New methods for veneering and innovations in wood carving helped popularize the revival of the Rococo, the style associated with the reign of Louis XV (1715–74) and Madame de Pompadour, which is characterized by a profusion of C- and S-curves, shells, flowers, and ribbons. With the introduction of coil springs for more comfortable seating (1998.382), innovative manufacturing techniques such as the method of bending wood, new veneering methods of laminating thin sheets of wood, as practiced in America by the German immigrant John H. Belter (1804–1863), and the use of new materials like papier-mâché (1999.50.2), the Rococo Revival had found its way into the drawing rooms and boudoirs of middle-class homes by the second quarter of the century.

Throughout much of the nineteenth century, any style could be purchased at various consumer levels, ranging from exceptionally well-made pieces intended for heads of state or international exhibitions to poorly made wares for the less affluent. Because stylistic choices abounded, a variety of unrelated motifs frequently, and confusingly, decorated a single object.
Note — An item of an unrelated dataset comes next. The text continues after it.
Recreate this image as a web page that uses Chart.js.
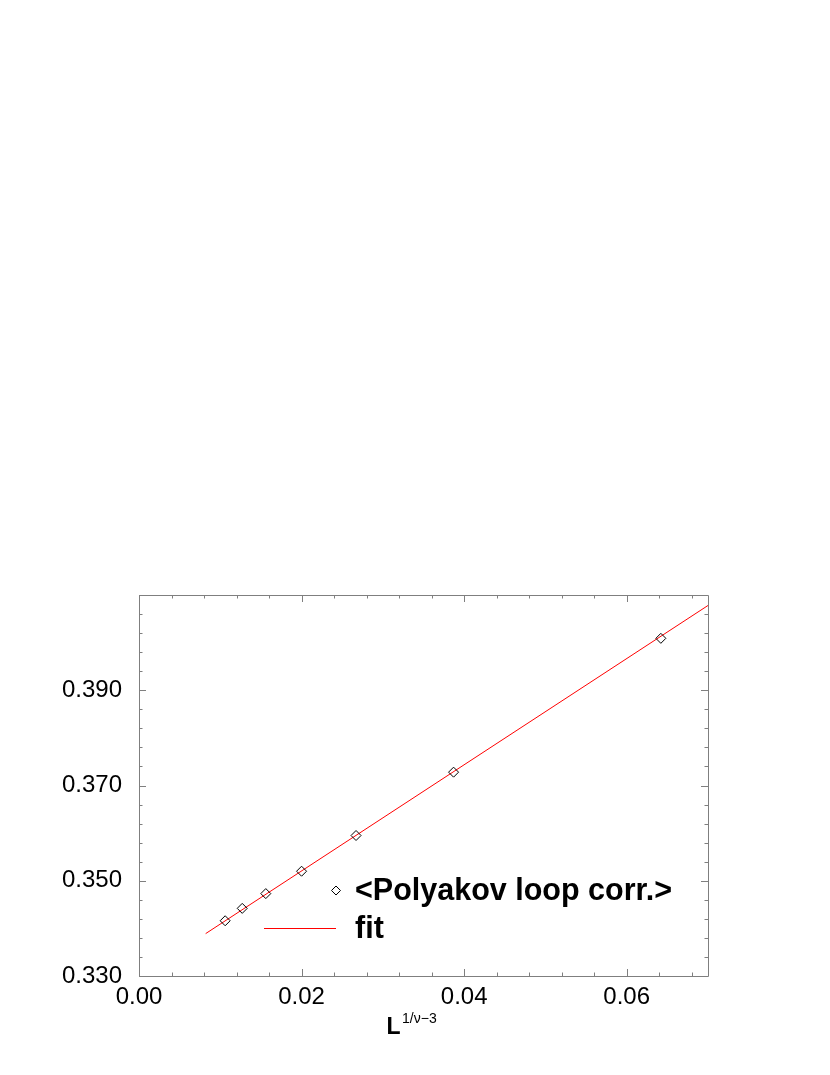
<!DOCTYPE html>
<html>
<head>
<meta charset="utf-8">
<script src="https://cdn.jsdelivr.net/npm/chart.js@4/dist/chart.umd.min.js"></script>
<style>
  html, body { margin: 0; padding: 0; background: #fff; }
  #wrap { width: 830px; height: 1075px; }
</style>
</head>
<body>
<div id="wrap"><canvas id="c" width="830" height="1075"></canvas></div>
<script>
// ---- data ----
const polyX = [0.0106, 0.0127, 0.0156, 0.0200, 0.0267, 0.0387, 0.0642];
const polyY = [0.3416, 0.3442, 0.3473, 0.3520, 0.3595, 0.3728, 0.4009];
const fitX = [0.0082, 0.0700];
const fitY = [0.3389, 0.4078];
const xTicks = [0.00, 0.02, 0.04, 0.06];
const yTicks = [0.330, 0.350, 0.370, 0.390];
const xRange = [0, 0.07];
const yRange = [0.33, 0.41];
const minorStep = 0.004;
const majorStep = 0.02;
const seriesLabels = ['<Polyakov loop corr.>', 'fit'];
const xTitle = 'L';
const xTitleSup = '1/\u03bd\u22123';

const FONT = '"Liberation Sans", Arial, Helvetica, sans-serif';
const FRAME = '#7f7f7f';

const framePlugin = {
  id: 'frameTicks',
  afterDatasetsDraw(chart) {
    const ctx = chart.ctx, a = chart.chartArea;
    const xs = chart.scales.x, ys = chart.scales.y;
    ctx.save();
    ctx.strokeStyle = FRAME;
    ctx.lineWidth = 1;
    ctx.beginPath();
    ctx.rect(Math.round(a.left) + 0.5, Math.round(a.top) + 0.5,
             Math.round(a.right - a.left), Math.round(a.bottom - a.top));
    ctx.stroke();
    const majLen = 7, minLen = 3.5;
    const isMajor = (v, origin) => {
      const q = (v - origin) / majorStep;
      return Math.abs(q - Math.round(q)) < 1e-6;
    };
    ctx.beginPath();
    for (let i = 0; ; i++) {
      const v = xRange[0] + i * minorStep;
      if (v > xRange[1] + 1e-9) break;
      const px = Math.round(xs.getPixelForValue(v)) + 0.5;
      const L = isMajor(v, xRange[0]) ? majLen : minLen;
      ctx.moveTo(px, a.bottom); ctx.lineTo(px, a.bottom - L);
      ctx.moveTo(px, a.top); ctx.lineTo(px, a.top + L);
    }
    for (let i = 0; ; i++) {
      const v = yRange[0] + i * minorStep;
      if (v > yRange[1] + 1e-9) break;
      const py = Math.round(ys.getPixelForValue(v)) + 0.5;
      const L = isMajor(v, yRange[0]) ? majLen : minLen;
      ctx.moveTo(a.left, py); ctx.lineTo(a.left + L, py);
      ctx.moveTo(a.right, py); ctx.lineTo(a.right - L, py);
    }
    ctx.stroke();

    // x-axis title with superscript
    const tx = (a.left + a.right) / 2 - 37;
    const ty = a.bottom + 58;
    ctx.fillStyle = '#000';
    ctx.textBaseline = 'alphabetic';
    ctx.textAlign = 'left';
    ctx.font = 'bold 23px ' + FONT;
    ctx.fillText(xTitle, tx, ty);
    const w = ctx.measureText(xTitle).width;
    ctx.font = '14px ' + FONT;
    ctx.fillText(xTitleSup, tx + w + 1.5, ty - 11);

    // legend
    const lx = 264, lx2 = 336, tx2 = 355;
    const r1 = 890.5, r2 = 927.7;
    const ds0 = chart.data.datasets[0], ds1 = chart.data.datasets[1];
    ctx.strokeStyle = ds0.pointBorderColor;
    ctx.fillStyle = 'rgba(0,0,0,0)';
    ctx.lineWidth = 1;
    Chart.helpers.drawPoint(ctx, { pointStyle: 'rectRot', radius: 4.5, borderWidth: 1 }, lx2, r1);
    ctx.strokeStyle = ds1.borderColor;
    ctx.beginPath();
    ctx.moveTo(lx, Math.round(r2) + 0.5); ctx.lineTo(lx2, Math.round(r2) + 0.5);
    ctx.stroke();
    ctx.fillStyle = '#000';
    ctx.font = 'bold 30.5px ' + FONT;
    ctx.fillText(ds0.label, tx2, 900);
    ctx.fillText(ds1.label, tx2, 938);
    ctx.restore();
  }
};

new Chart(document.getElementById('c'), {
  type: 'scatter',
  data: {
    datasets: [
      {
        label: seriesLabels[0],
        data: polyX.map((x, i) => ({ x, y: polyY[i] })),
        pointStyle: 'rectRot',
        pointRadius: 5,
        pointBorderWidth: 1,
        pointBorderColor: '#000',
        pointBackgroundColor: 'rgba(0,0,0,0)',
        showLine: false,
        order: 0
      },
      {
        label: seriesLabels[1],
        data: fitX.map((x, i) => ({ x, y: fitY[i] })),
        showLine: true,
        borderColor: '#ff0000',
        borderWidth: 1,
        pointRadius: 0,
        fill: false,
        order: 1
      }
    ]
  },
  options: {
    responsive: false,
    animation: false,
    devicePixelRatio: 1,
    layout: { padding: { left: 0, right: 122, top: 595, bottom: 0 } },
    plugins: { legend: { display: false }, tooltip: { enabled: false } },
    scales: {
      x: {
        type: 'linear',
        min: xRange[0], max: xRange[1],
        afterBuildTicks: s => { s.ticks = xTicks.map(v => ({ value: v })); },
        afterFit: s => { s.height = 99; },
        grid: { display: false, drawTicks: false },
        border: { display: false },
        ticks: {
          color: '#000', padding: 7, maxRotation: 0, autoSkip: false,
          font: { family: FONT, size: 24 },
          callback: v => Number(v).toFixed(2)
        }
      },
      y: {
        type: 'linear',
        min: yRange[0], max: yRange[1],
        afterBuildTicks: s => { s.ticks = yTicks.map(v => ({ value: v })); },
        afterFit: s => { s.width = 139; },
        grid: { display: false, drawTicks: false },
        border: { display: false },
        ticks: {
          color: '#000', padding: 17, autoSkip: false,
          font: { family: FONT, size: 24 },
          callback: v => Number(v).toFixed(3)
        }
      }
    }
  },
  plugins: [framePlugin]
});
</script>
</body>
</html>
As a result, the quality and integrity of design became a topic of debate among critics, prompting designers, artists, and theorists to create coherently conceived, affordable decorative arts, a mission that continues to influence design even today. Nevertheless, the revival styles of the nineteenth century are a testament to new consumer tastes and patterns of consumption as well as to an unprecedented spirit of innovation in industry.